At least CNN accurately reported the 30,000 attendance. But they failed to mention that Trump’s campaign team altered the venue late Thursday from Mobile’s approximately 2,000 seat Civic Center to the 40,000 Ladd-Peebles Stadium. Notice also that the CNN reporter couldn’t help but snark that the stadium was “a venue normally home to high school games.” While the stadium does host some of the bigger local high school football playoff games (and high school football is very big in Alabama), it is actually principally a college football venue, being the home stadium of the University of South Alabama football team and the GoDaddy Bowl.
The New York Times, as usual, couldn’t resist spinning and twisting the facts in its effort to make Trump (as with all things GOP) look as bad as possible, its headline reading “Donald Trump Fails to Fill Alabama Stadium, But Fans’ Zeal is Undiminished”:
Before Donald J. Trump arrived at a college football stadium here on Friday evening, the colorful guessing games that often accompany his campaign were very much in the air.

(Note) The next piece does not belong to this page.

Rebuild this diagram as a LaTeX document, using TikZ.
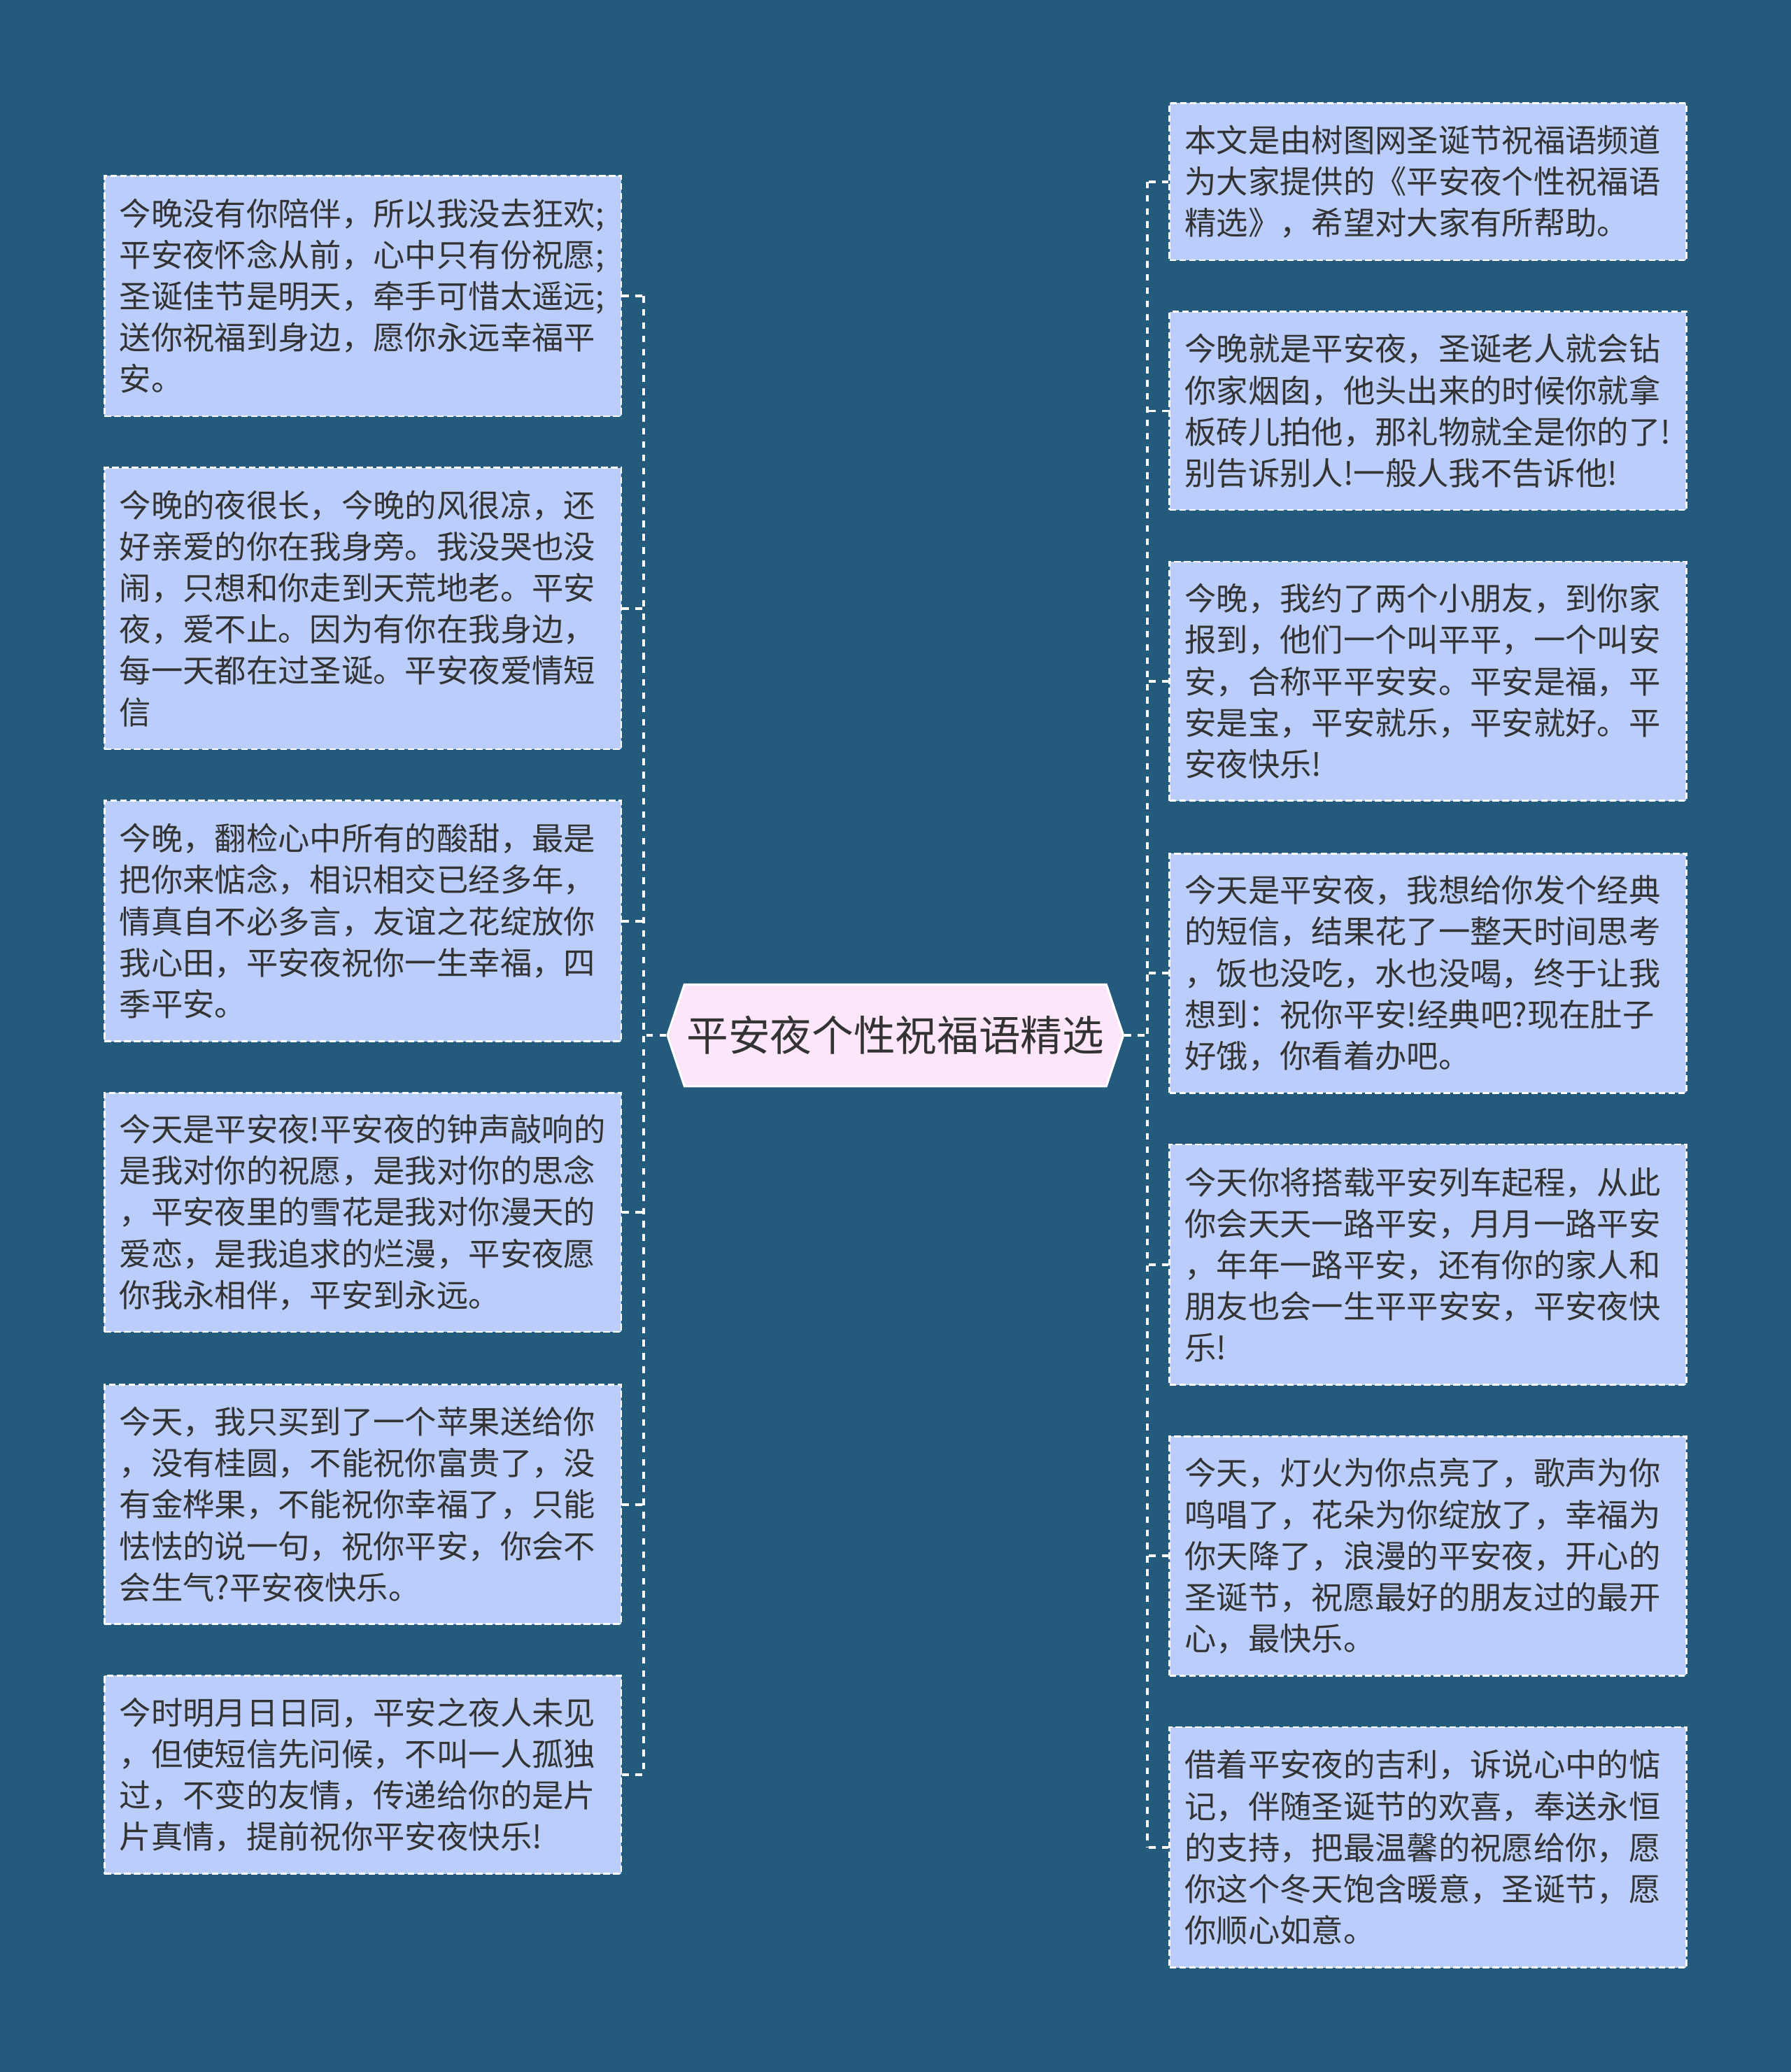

Would Mr. Trump actually fill all of the tens of thousands of seats at Ladd-Peebles Stadium, the home field for the University of South Alabama Jaguars? How would one of the largest cities in one of the country’s most conservative states respond to a candidate whose bombast and brashness can sometimes seem limitless? Would Mr. Trump wear a “Make America Great Again” baseball hat, perhaps to conceal the effects of the wilting Gulf Coast heat and humidity on his much-remarked-upon mane?

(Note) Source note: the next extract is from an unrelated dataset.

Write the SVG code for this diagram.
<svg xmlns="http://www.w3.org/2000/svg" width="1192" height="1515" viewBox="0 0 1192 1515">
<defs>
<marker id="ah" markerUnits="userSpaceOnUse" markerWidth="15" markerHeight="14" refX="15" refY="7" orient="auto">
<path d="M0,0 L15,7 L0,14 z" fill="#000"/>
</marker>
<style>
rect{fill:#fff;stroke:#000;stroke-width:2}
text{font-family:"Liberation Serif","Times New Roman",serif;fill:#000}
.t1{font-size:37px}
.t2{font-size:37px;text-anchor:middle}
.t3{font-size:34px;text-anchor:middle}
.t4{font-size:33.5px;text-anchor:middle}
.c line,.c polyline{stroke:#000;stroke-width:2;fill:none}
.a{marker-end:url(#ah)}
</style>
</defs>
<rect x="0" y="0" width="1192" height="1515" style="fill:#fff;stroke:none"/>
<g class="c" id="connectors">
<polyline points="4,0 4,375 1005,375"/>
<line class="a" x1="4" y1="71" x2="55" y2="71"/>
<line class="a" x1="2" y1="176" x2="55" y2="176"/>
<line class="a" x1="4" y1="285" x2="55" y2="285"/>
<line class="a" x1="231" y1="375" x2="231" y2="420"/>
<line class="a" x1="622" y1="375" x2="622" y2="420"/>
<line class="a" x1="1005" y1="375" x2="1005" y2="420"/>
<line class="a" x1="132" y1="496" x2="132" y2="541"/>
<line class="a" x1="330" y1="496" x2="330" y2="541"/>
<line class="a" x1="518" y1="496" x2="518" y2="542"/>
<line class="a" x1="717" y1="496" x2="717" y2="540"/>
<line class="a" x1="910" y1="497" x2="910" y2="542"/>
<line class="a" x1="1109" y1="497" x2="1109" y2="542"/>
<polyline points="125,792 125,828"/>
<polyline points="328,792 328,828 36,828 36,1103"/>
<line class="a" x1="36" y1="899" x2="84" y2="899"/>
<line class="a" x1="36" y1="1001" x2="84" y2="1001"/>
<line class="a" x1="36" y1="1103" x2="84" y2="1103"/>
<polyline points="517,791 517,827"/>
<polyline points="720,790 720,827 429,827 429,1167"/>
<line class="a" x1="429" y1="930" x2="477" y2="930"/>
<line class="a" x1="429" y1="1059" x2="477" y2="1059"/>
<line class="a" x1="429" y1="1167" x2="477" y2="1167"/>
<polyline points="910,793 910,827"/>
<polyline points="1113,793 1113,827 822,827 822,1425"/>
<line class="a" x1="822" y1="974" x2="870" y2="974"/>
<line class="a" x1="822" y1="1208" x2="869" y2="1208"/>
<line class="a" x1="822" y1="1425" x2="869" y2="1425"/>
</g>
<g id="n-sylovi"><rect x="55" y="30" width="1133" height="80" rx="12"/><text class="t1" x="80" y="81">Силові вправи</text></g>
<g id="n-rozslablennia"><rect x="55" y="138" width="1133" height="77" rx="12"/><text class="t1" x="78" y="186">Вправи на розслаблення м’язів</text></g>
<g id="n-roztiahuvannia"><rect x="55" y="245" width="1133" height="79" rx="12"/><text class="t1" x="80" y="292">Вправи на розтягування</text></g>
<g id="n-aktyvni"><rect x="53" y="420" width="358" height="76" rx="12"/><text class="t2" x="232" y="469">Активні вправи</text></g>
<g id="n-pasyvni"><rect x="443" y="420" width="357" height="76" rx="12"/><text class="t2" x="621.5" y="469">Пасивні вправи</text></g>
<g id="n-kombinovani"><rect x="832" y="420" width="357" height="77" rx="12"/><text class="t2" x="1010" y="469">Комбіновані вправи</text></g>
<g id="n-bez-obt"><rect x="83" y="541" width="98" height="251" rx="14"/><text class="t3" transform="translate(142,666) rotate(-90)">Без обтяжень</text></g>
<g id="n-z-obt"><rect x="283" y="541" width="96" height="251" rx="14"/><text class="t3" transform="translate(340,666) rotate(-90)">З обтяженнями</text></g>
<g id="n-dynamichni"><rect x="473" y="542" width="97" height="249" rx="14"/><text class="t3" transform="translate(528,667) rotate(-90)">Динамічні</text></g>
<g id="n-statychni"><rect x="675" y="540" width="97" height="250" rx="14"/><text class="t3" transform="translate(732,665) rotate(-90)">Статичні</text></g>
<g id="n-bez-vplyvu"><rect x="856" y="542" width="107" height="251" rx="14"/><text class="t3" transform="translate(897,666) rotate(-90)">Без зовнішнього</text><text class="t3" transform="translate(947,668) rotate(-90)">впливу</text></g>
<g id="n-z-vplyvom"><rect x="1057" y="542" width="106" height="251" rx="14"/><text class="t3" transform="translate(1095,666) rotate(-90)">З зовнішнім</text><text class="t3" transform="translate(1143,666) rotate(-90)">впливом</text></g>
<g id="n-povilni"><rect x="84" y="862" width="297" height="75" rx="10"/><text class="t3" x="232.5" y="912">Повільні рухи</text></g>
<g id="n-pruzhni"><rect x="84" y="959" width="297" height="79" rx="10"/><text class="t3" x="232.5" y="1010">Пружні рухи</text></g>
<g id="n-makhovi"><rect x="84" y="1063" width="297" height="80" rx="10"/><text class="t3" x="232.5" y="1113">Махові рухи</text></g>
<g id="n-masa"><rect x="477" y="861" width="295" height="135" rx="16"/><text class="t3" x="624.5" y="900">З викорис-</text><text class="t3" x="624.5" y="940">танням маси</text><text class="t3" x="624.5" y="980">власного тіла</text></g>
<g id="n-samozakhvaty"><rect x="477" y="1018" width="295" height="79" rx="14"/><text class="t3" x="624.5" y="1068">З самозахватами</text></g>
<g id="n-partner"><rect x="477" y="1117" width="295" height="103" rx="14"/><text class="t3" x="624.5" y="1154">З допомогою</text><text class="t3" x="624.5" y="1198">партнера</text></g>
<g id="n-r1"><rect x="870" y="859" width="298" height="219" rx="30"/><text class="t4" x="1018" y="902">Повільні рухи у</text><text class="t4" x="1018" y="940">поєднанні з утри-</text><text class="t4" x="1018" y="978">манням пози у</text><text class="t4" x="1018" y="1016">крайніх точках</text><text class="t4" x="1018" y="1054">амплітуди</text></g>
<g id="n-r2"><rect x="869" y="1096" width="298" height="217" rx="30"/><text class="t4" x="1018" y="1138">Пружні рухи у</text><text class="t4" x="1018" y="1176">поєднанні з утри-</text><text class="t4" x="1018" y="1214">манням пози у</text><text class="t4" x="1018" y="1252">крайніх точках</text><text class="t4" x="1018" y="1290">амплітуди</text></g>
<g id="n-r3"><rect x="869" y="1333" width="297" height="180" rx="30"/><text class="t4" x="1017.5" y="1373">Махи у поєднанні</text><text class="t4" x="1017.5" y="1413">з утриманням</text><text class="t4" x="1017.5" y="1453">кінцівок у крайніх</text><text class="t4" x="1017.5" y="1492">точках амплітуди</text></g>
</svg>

As usual, the answers — no, loudly and yes — came amid the trademark gusto of both Mr. Trump’s personality and his evolving campaign for the presidency.
“Now I know how the great Billy Graham felt, because this is the same feeling,” Mr. Trump, referring to the celebrated evangelist, thundered from a stage built for the night’s rally, where the vast stretches of empty seats indicated that attendance had fallen short of the more than 30,000 people he had predicted.
Aside from the fact that the New York Times reporter, Alan Blinder (apt name), didn’t realize that his piece had asked three questions but proceeded to answer only two “no, loudly and yes,” he answered his initial, irrelevant question about filling the stadium “no.” Mr. Blinder felt the need to go even further and “report” that there were “vast stretches of empty seats” and that “attendance had fallen short of the more than 30,000 people he had predicted.”
The title of the New York Times’ piece and its failure to mention the last-minute venue change leaves the reader with the distinct impression that Trump had planned a rally in a large stadium all along, and had miserably and embarrassingly failed to fill it. This, of course, is 180 degrees from the actual truth. Can you imagine how the Times would have slobbered all over itself if Hillary Clinton had scheduled a rally in a 2,000 seat venue and, due to overwhelming interest, had changed the venue at the last minute to a 40,000 seat stadium, filling 30,000 of the seats? The Times would have been so excited it would have wet itself.
Look, whether you’re a fan of Trump or not isn’t the point here. The point is that, love him or hate him, the man is drawing unexpectedly large crowds, which is something no other Democrat or GOP candidate is doing. When reporters can’t seem to report this simple fact accurately, we all realize (once again) that we are being treated like little children who need to be “protected” by those who think they know better.